This nearly-one-million-inhabitants town is the heart of the island and where everyone arrives and leaves. A place that does not make much sense in an urban perspective but most importantly, an interesting mix of Omani and African cultures.
I wasn’t impressed by the place at the beginning of my stay in the island although I admit the circumstances were different then and all I could think of back then, was the nice paradisiac settings I have been experiencing for the past days.
It feels right to give this place a second chance and, as soon as we arrive and leave our luggage in a conveniently located lodge south of the city, we immerse ourselves in this madness of this place by walking through narrow streets covered in rustic stone cobblestones and big chunks of rustic concrete running in all possible directions while scooters, street vendors and pedestrians fight for every single space. The smell of clove and saffron is stronger than ever and brings me back to the hectic souqs of the Middle East.
Men assembly around blue-coloured mosques. Minaretes call the prayer loudly and a festival of loose shoes and sandals is left outside them. I am in Africa yet it does not feel like it.
We need to sort out a few things in town so the first stop is to meet the dodgy “Travel agent” the German had contacted in order to arrange her trip to Mount Kilimanjaro. The meeting takes place in a car park where she hands out part of the money and she gets a rather dodgy receipt in return. It takes no more than five minutes and we leave hoping for the best. Sorting out my plane ticket to Dar Es Salaam is next and after visiting several airline companies, I am left alone with Tropical Air's little Cessnas for the return leg.
The afternoon time flies by as we get lost in the winding and narrow streets of town buying souvenirs and haggling (not my specialty). I am happy with the purchases which are small but symbolize the best highlights of my trip to these lands.
A loud parade catches my attention, it is the Indian community residing in Zanzibar celebrating the Festival of Colours with loud Indian tunes and basically a large amount of colored powder and water. I am tempted to participate but they ramble around the streets rather quickly. A mandatory good Tanzanian-Arabian coffee follows and then time to enjoy by Stone Town main beach where I manage to steal some free wi-fi from the hotel nearby and watch the world-famous sunsets that take place in here.
The beach is mostly used by the locals and kids are seen playing around everywhere, swimming and doing crazy pirouettes in the sand. The boats are coming from Prison Island and the “dhows” are sailing off to the sea for the night fishing. The sun setting in the West creates an amazing optical illusion and gives us the most orange sky I have seen in my whole life.
As the day gives way to the night, a few power shortages remind me of the African reality and set the mood for what I can only describe as an amazing experience: The Night market.
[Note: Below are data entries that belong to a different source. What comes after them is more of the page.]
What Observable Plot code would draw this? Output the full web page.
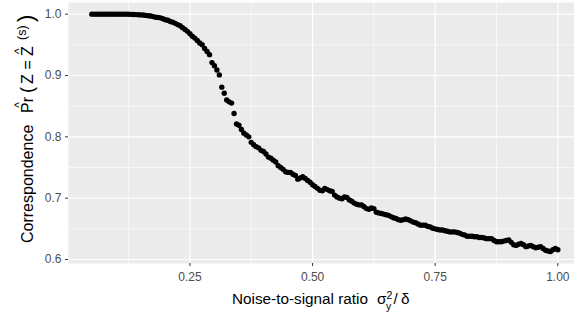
<!DOCTYPE html>
<html><head><meta charset="utf-8">
<script src="https://cdn.jsdelivr.net/npm/d3@7"></script>
<script src="https://cdn.jsdelivr.net/npm/@observablehq/plot@0.6"></script>
<style>
html,body{margin:0;padding:0;background:#fff;overflow:hidden;}
svg{display:block;}
</style></head><body>
<div id="chart"></div>
<script>
const ratio = [
0.050,0.055,0.060,0.065,0.070,0.075,0.080,0.085,0.090,0.095,
0.100,0.105,0.110,0.115,0.120,0.125,0.130,0.135,0.140,0.145,
0.150,0.155,0.160,0.165,0.170,0.175,0.180,0.185,0.190,0.195,
0.200,0.205,0.210,0.215,0.220,0.225,0.230,0.235,0.240,0.245,
0.250,0.255,0.260,0.265,0.270,0.275,0.280,0.285,0.290,0.295,
0.300,0.305,0.310,0.315,0.320,0.325,0.330,0.335,0.340,0.345,
0.350,0.355,0.360,0.365,0.370,0.375,0.380,0.385,0.390,0.395,
0.400,0.405,0.410,0.415,0.420,0.425,0.430,0.435,0.440,0.445,
0.450,0.455,0.460,0.465,0.470,0.475,0.480,0.485,0.490,0.495,
0.500,0.505,0.510,0.515,0.520,0.525,0.530,0.535,0.540,0.545,
0.550,0.555,0.560,0.565,0.570,0.575,0.580,0.585,0.590,0.595,
0.600,0.605,0.610,0.615,0.620,0.625,0.630,0.635,0.640,0.645,
0.650,0.655,0.660,0.665,0.670,0.675,0.680,0.685,0.690,0.695,
0.700,0.705,0.710,0.715,0.720,0.725,0.730,0.735,0.740,0.745,
0.750,0.755,0.760,0.765,0.770,0.775,0.780,0.785,0.790,0.795,
0.800,0.805,0.810,0.815,0.820,0.825,0.830,0.835,0.840,0.845,
0.850,0.855,0.860,0.865,0.870,0.875,0.880,0.885,0.890,0.895,
0.900,0.905,0.910,0.915,0.920,0.925,0.930,0.935,0.940,0.945,
0.950,0.955,0.960,0.965,0.970,0.975,0.980,0.985,0.990,0.995,
1.000];
const correspondence = [
1.000,1.000,1.000,1.000,1.000,1.000,1.000,1.000,1.000,1.000,
1.000,1.000,1.000,1.000,1.000,0.9998,0.9997,0.9995,0.9993,0.9990,
0.9988,0.9985,0.9980,0.9975,0.9970,0.9960,0.9950,0.9945,0.9940,0.9925,
0.991,0.990,0.988,0.987,0.985,0.983,0.981,0.978,0.975,0.972,
0.968,0.964,0.961,0.957,0.953,0.950,0.944,0.939,0.934,0.921,
0.916,0.909,0.901,0.881,0.871,0.860,0.857,0.855,0.838,0.821,
0.819,0.812,0.806,0.803,0.800,0.791,0.787,0.784,0.782,0.778,
0.776,0.772,0.767,0.765,0.762,0.759,0.753,0.750,0.747,0.743,
0.742,0.742,0.739,0.737,0.731,0.733,0.735,0.732,0.729,0.726,
0.722,0.719,0.716,0.713,0.712,0.716,0.714,0.712,0.711,0.705,
0.702,0.700,0.699,0.702,0.701,0.697,0.695,0.692,0.690,0.689,
0.689,0.686,0.683,0.682,0.684,0.683,0.677,0.676,0.675,0.674,
0.673,0.672,0.670,0.668,0.667,0.665,0.664,0.665,0.666,0.665,
0.663,0.661,0.660,0.658,0.656,0.656,0.656,0.654,0.653,0.651,
0.650,0.649,0.648,0.648,0.647,0.646,0.645,0.645,0.645,0.644,
0.643,0.641,0.640,0.638,0.638,0.638,0.637,0.637,0.636,0.636,
0.635,0.634,0.634,0.634,0.631,0.629,0.629,0.629,0.630,0.631,
0.632,0.628,0.624,0.623,0.625,0.626,0.624,0.621,0.622,0.623,
0.621,0.619,0.620,0.621,0.618,0.615,0.614,0.613,0.616,0.618,
0.616];
const xTicks = [0.25, 0.50, 0.75, 1.00];
const xMinor = [0.125, 0.375, 0.625, 0.875];
const yTicks = [0.6, 0.7, 0.8, 0.9, 1.0];
const yMinor = [0.65, 0.75, 0.85, 0.95];
const xTitle = "Noise-to-signal ratio";
const yTitle = "Correspondence";

const FONT = "'Liberation Sans', Arial, Helvetica, sans-serif";
const data = ratio.map((x, i) => ({x, y: correspondence[i]}));

const chart = Plot.plot({
  width: 574, height: 321,
  marginLeft: 68, marginRight: 0, marginTop: 2, marginBottom: 58,
  style: {fontFamily: FONT, background: "#fff", overflow: "hidden"},
  x: {domain: [0.0025, 1.034]},
  y: {domain: [0.5935, 1.019]},
  marks: [
    Plot.frame({fill: "#EBEBEB", stroke: null}),
    Plot.ruleX(xMinor, {stroke: "#fff", strokeWidth: 0.6}),
    Plot.ruleY(yMinor, {stroke: "#fff", strokeWidth: 0.6}),
    Plot.ruleX(xTicks, {stroke: "#fff", strokeWidth: 1.2}),
    Plot.ruleY(yTicks, {stroke: "#fff", strokeWidth: 1.2}),
    Plot.dot(data, {x: "x", y: "y", r: 2.7, fill: "#000", stroke: null}),
    Plot.axisX({ticks: xTicks, tickFormat: d3.format(".2f"), tickSize: 3, tickPadding: 6,
      fontSize: 12, fill: "#4D4D4D", stroke: "#333333", label: null}),
    Plot.axisY({ticks: yTicks, tickFormat: d3.format(".1f"), tickSize: 3, tickPadding: 4,
      fontSize: 12, fill: "#4D4D4D", stroke: "#333333", label: null})
  ]
});
document.getElementById("chart").appendChild(chart);

const svg = d3.select(chart);

// x-axis title: Noise-to-signal ratio  sigma_y^2 / delta
const xt = svg.append("text")
  .attr("y", 304).attr("text-anchor", "start")
  .attr("font-family", FONT).attr("font-size", 15.3).attr("fill", "#000");
xt.append("tspan").attr("x", 232).text(xTitle);
xt.append("tspan").attr("x", 377).text("σ");
xt.append("tspan").attr("x", 386.5).attr("dy", -5.5).attr("font-size", 10.5).text("2");
xt.append("tspan").attr("x", 386).attr("dy", 11).attr("font-size", 10.5).text("y");
xt.append("tspan").attr("x", 393.5).attr("dy", -5.5).text("/");
xt.append("tspan").attr("x", 401).text("δ");

// y-axis title: Correspondence  hat(Pr)(Z = hat(Z)^(s))
const g = svg.append("g").attr("transform", "translate(33,243) rotate(-90)")
  .attr("font-family", FONT).attr("fill", "#000").attr("text-anchor", "start");
const yt = g.append("text").attr("font-size", 16).attr("text-anchor", "start");
yt.append("tspan").attr("x", 0).text(yTitle);
const tPr = yt.append("tspan").attr("x", 130).text("Pr");
yt.append("tspan").attr("x", 150).attr("font-size", 18).text("(");
yt.append("tspan").attr("x", 159).text("Z");
yt.append("tspan").attr("x", 173.5).text("=");
const tZ = yt.append("tspan").attr("x", 187).text("Z");
yt.append("tspan").attr("x", 203).attr("dy", -7).attr("font-size", 12.5).text("(s)");
yt.append("tspan").attr("x", 221).attr("dy", 7).attr("font-size", 22).text(")");

const hatOver = (sel, x0) => {
  const w = sel.node().getComputedTextLength();
  g.append("text").attr("x", x0 + w / 2).attr("y", -10)
    .attr("text-anchor", "middle").attr("font-size", 12).text("^");
};
hatOver(tPr, 130);
hatOver(tZ, 187);
</script>
</body></html>
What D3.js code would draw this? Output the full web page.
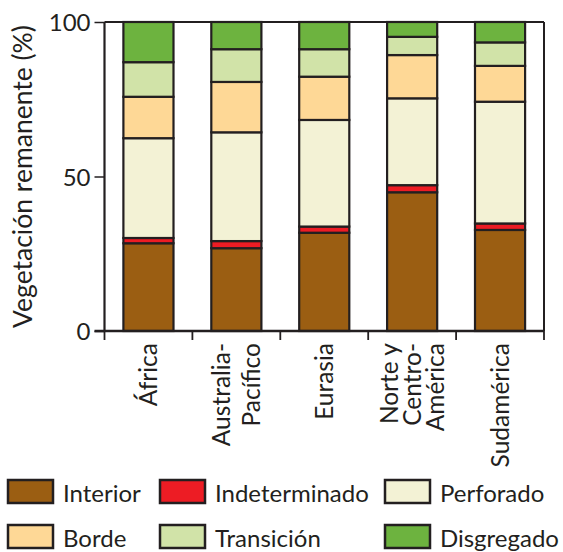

A festival of sights, smells and flavours challenging my senses with all sorts of sea food delightfully laid out in tables and stalls around Forodhani Park, just by the main pier and the bay. Smoke coming from all of them and featuring smells of fish and vegetarian food being cooked with strong tones of saffron and curry awake my sense of smell while the combination of octopus, fish brochettes, falafel and coconut bread awake my senses of sight and taste. It is madness to walk in between stalls as vendors pull you by the arm with a very elaborated speech about them being the best in town (or recommended by a Lonely Planet guide) and trying to make you try what’s on sale.
As a sea food enthusiast, I am massively tempted to try everything on sale but I am aware of possible food poisoning risk so I am happy enough with a delicious falafel and a banana-and-Nutella Zanzibarian pizza (made with a very thin pastry rolled up in balls, stretched and folded with the fillings inside of it, then finally fried).
The following day is marked by feeling of the trip finally coming to an end. I switch lodges to a new one recommended by the American couple I had met on the way to Paje which looks more like a house with some extra beds near the port.
I feel a knot in my throat when finally saying good-bye to my travel partner and see the ferry sailing off to Dar Es Salaam. Her adventure is just about to begin while mine will be over the next day. A promise of meeting back in Europe is done and I decide to spend the rest of the afternoon losing myself through the streets of Stone Town eating chapattis and having some nice coffee.
I walk to the beach to watch the sunset and take some nice snapshots of it. Night time follows and I head to the market to have some Zanzibarian pizzas again.
Just when I am about to go back to the hostel , a couple of girls from Poland surprisingly make conversation with me in a very dramatic and sharp way. They ask for advice about the North of the island and we continue talking about our adventures around the world and how to move around the African continent. They seem eager to see what I had just been seeing and ask for advice on Uganda and Rwanda, two of my now favourite countries.
The night unfolds while chatting , making jokes and enjoying some local (safe) food. Foreigners are all over the place amazed by the drama of this stunning market, set in a unique way in a truly unique place in the world.
I am leaving Africa tomorrow. I think the idea of giving Stone Town a second chance was a wise choice. It is one of those places that grow on you, it is madness, somehow dangerous and dirty but most importantly, it is different. And that is what this trip to Africa was all about.
Stone Town surprised me as a place rich in history and culture, where two continents blended in a single place as a trade hub, slightly spoilt by the uncontrollable tourism development.